In questo teatro vasto e variegato, una categoria che fa particolarmente sorridere è quella degli ambientalisti da palcoscenico: si indignano rumorosamente per un albero abbattuto, ma cadono in catalessi di fronte a porcate urbanistiche di ben altra gravità. E non parlo dell’impresa che acquista un terreno edificabile da un privato e costruisce secondo le regole urbanistiche vigenti – operazione legittima, perché agisce entro ciò che la politica ha stabilito e si inserisce nelle regole di mercato.
La vera speculazione si annida altrove: quando è il pubblico a svendere patrimonio collettivo a pochi privati, sempre gli stessi, attraverso accordi di programma costruiti su misura, dove si dovrebbe realizzare un’opera pubblica e invece si confeziona un affare privato.
In questi casi, il privato riceve molto più di quanto restituisce, e il vantaggio economico non nasce dal rischio imprenditoriale, ma dal favore politico.

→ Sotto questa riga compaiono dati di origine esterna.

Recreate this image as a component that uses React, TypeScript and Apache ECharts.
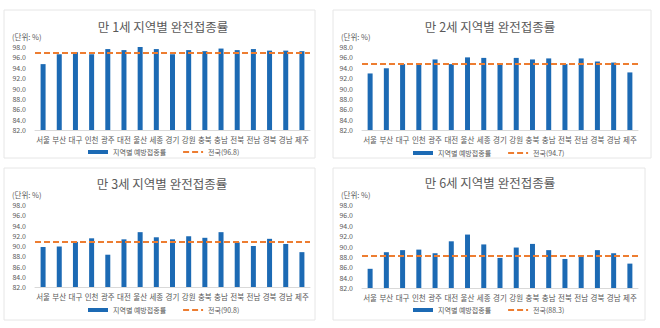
import React, { useEffect, useRef } from "react";
import * as echarts from "echarts";

const regions = ["서울", "부산", "대구", "인천", "광주", "대전", "울산", "세종", "경기", "강원", "충북", "충남", "전북", "전남", "경북", "경남", "제주"];
const age1 = [94.7, 96.6, 97.0, 96.6, 97.6, 97.4, 98.2, 97.6, 96.6, 97.4, 97.2, 97.7, 97.4, 97.6, 97.3, 97.3, 97.2];
const age2 = [92.9, 93.9, 94.7, 94.9, 95.6, 94.7, 96.0, 95.9, 94.7, 95.9, 95.6, 95.8, 94.7, 95.8, 95.2, 95.0, 93.1];
const age3 = [89.8, 89.9, 90.8, 91.5, 88.3, 91.3, 92.7, 91.7, 91.3, 91.9, 91.6, 92.7, 90.7, 90.0, 91.4, 90.4, 88.8];
const age6 = [85.7, 88.9, 89.3, 89.4, 88.7, 91.0, 92.3, 90.4, 87.8, 89.8, 90.5, 89.3, 87.6, 88.2, 89.3, 88.7, 86.7];
const nationalAvg = [96.8, 94.7, 90.8, 88.3];
const titles = ["만 1세 지역별 완전접종률", "만 2세 지역별 완전접종률", "만 3세 지역별 완전접종률", "만 6세 지역별 완전접종률"];
const barName = "지역별 예방접종률";
const unitLabel = "(단위: %)";

const FONT = "'Noto Sans CJK KR', 'Noto Sans', sans-serif";
const GRAY = "#595959";
const BLUE = "#1c6ab4";
const ORANGE = "#ed7d31";

const panels = [
  { box: [4, 10, 311, 148], grid: [35, 47, 275, 83], title: [163, 26], legend: [88, 148.5] },
  { box: [333, 10, 318, 148], grid: [362, 47, 276, 83], title: [490, 26], legend: [413, 149.5] },
  { box: [4, 168, 311, 152], grid: [35, 205, 275, 82], title: [162, 183], legend: [88, 306.5] },
  { box: [333, 168, 312, 152], grid: [362, 205, 276, 83], title: [490, 182], legend: [413, 306.5] },
];

const seriesData = [age1, age2, age3, age6];

export default function App() {
  const ref = useRef<HTMLDivElement>(null);
  useEffect(() => {
    if (!ref.current) return;
    const chart = echarts.init(ref.current, undefined, { renderer: "svg" });
    const grids: any[] = [];
    const xAxes: any[] = [];
    const yAxes: any[] = [];
    const series: any[] = [];
    const legends: any[] = [];
    const graphics: any[] = [];
    panels.forEach((p, i) => {
      const [gl, gt, gw, gh] = p.grid;
      grids.push({ left: gl, top: gt, width: gw, height: gh, containLabel: false });
      xAxes.push({
        type: "category",
        gridIndex: i,
        data: regions,
        axisLine: { lineStyle: { color: "#d9d9d9", width: 1 } },
        axisTick: { show: false },
        axisLabel: { interval: 0, fontSize: 7.5, color: GRAY, margin: 6, fontFamily: FONT },
      });
      yAxes.push({
        type: "value",
        gridIndex: i,
        min: 82,
        max: 98,
        interval: 2,
        splitLine: { show: false },
        axisLine: { show: false },
        axisTick: { show: false },
        axisLabel: { fontSize: 7, color: GRAY, margin: 9, fontFamily: FONT, formatter: (v: number) => v.toFixed(1) },
      });
      const natName = `전국(${nationalAvg[i].toFixed(1)})`;
      series.push({
        type: "bar",
        name: barName,
        xAxisIndex: i,
        yAxisIndex: i,
        data: seriesData[i],
        barWidth: 5,
        itemStyle: { color: BLUE },
      });
      series.push({
        type: "line",
        name: natName,
        xAxisIndex: i,
        yAxisIndex: i,
        data: [],
        symbol: "none",
        lineStyle: { color: ORANGE, width: 2, type: [6, 3] },
        itemStyle: { color: ORANGE },
        markLine: {
          silent: true,
          symbol: ["none", "none"],
          label: { show: false },
          lineStyle: { color: ORANGE, width: 2, type: [6, 3] },
          data: [{ yAxis: nationalAvg[i] }],
        },
      });
      legends.push({
        left: p.legend[0],
        top: p.legend[1],
        padding: 0,
        itemWidth: 20,
        itemHeight: 4,
        itemGap: 16,
        data: [
          { name: barName, icon: "rect" },
          { name: natName, itemStyle: { opacity: 0 } },
        ],
        textStyle: { fontSize: 7, color: GRAY, fontFamily: FONT },
        selectedMode: false,
      });
      graphics.push({
        type: "rect",
        shape: { x: p.box[0], y: p.box[1], width: p.box[2], height: p.box[3] },
        style: { fill: "none", stroke: "#e6e6e6", lineWidth: 1 },
        silent: true,
      });
      graphics.push({
        type: "text",
        x: p.title[0],
        y: p.title[1],
        style: {
          text: titles[i],
          fontSize: 12.5,
          fill: GRAY,
          fontFamily: FONT,
          align: "center",
          verticalAlign: "middle",
        },
      });
      graphics.push({
        type: "text",
        x: p.box[0] + 8,
        y: gt - 11,
        style: {
          text: unitLabel,
          fontSize: 7.5,
          fill: GRAY,
          fontFamily: FONT,
          align: "left",
          verticalAlign: "middle",
        },
      });
    });
    chart.setOption({
      animation: false,
      backgroundColor: "#ffffff",
      textStyle: { fontFamily: FONT },
      grid: grids,
      xAxis: xAxes,
      yAxis: yAxes,
      series,
      legend: legends,
      graphic: graphics,
    });
    return () => chart.dispose();
  }, []);
  return (
    <div
      ref={ref}
      style={{ position: "absolute", left: 0, top: 0, width: 660, height: 328 }}
    />
  );
}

Ed è proprio lì che si consuma il vero scempio.
I forum urbani? Surrogati di democrazia: non elettivi, non rappresentativi, non incisivi. E infatti, scarsamente partecipati.
I comitati? Spuntano come funghi. Nascono perché i quartieri non esistono più, perché il dialogo tra cittadini e istituzioni è stato interrotto. E qualcuno prova a organizzarsi, a contare qualcosa. Ma i comitati non sono quartieri, hanno altra natura, altri strumenti. Contano pochissimo, non hanno potere di controllo sugli atti dell’amministrazione. Possono solo lamentarsi di decisioni già prese. E a volte finiscono ostaggio del protagonismo di chi li guida: personaggi pronti a disturbare i manovratori, sì, ma mai troppo.
Questo è lo spettacolo a cui assistiamo: una città governata da comitati elettorali travestiti da istituzioni, dove le vere priorità – turismo in crisi, sicurezza allo sbando, urbanistica caotica, viabilità insostenibile, servizi pubblici scarsi e costosi – non salgono mai sul palco.
Perché affrontarle non porta consenso, non porta voti, non porta incarichi. E così, a guadagnarci, sono sempre i soliti noti. A perderci, ancora una volta, siamo noi cittadini: spettatori ormai esausti e sfiduciati di una recita che non si sopporta più e che ci costa carissima.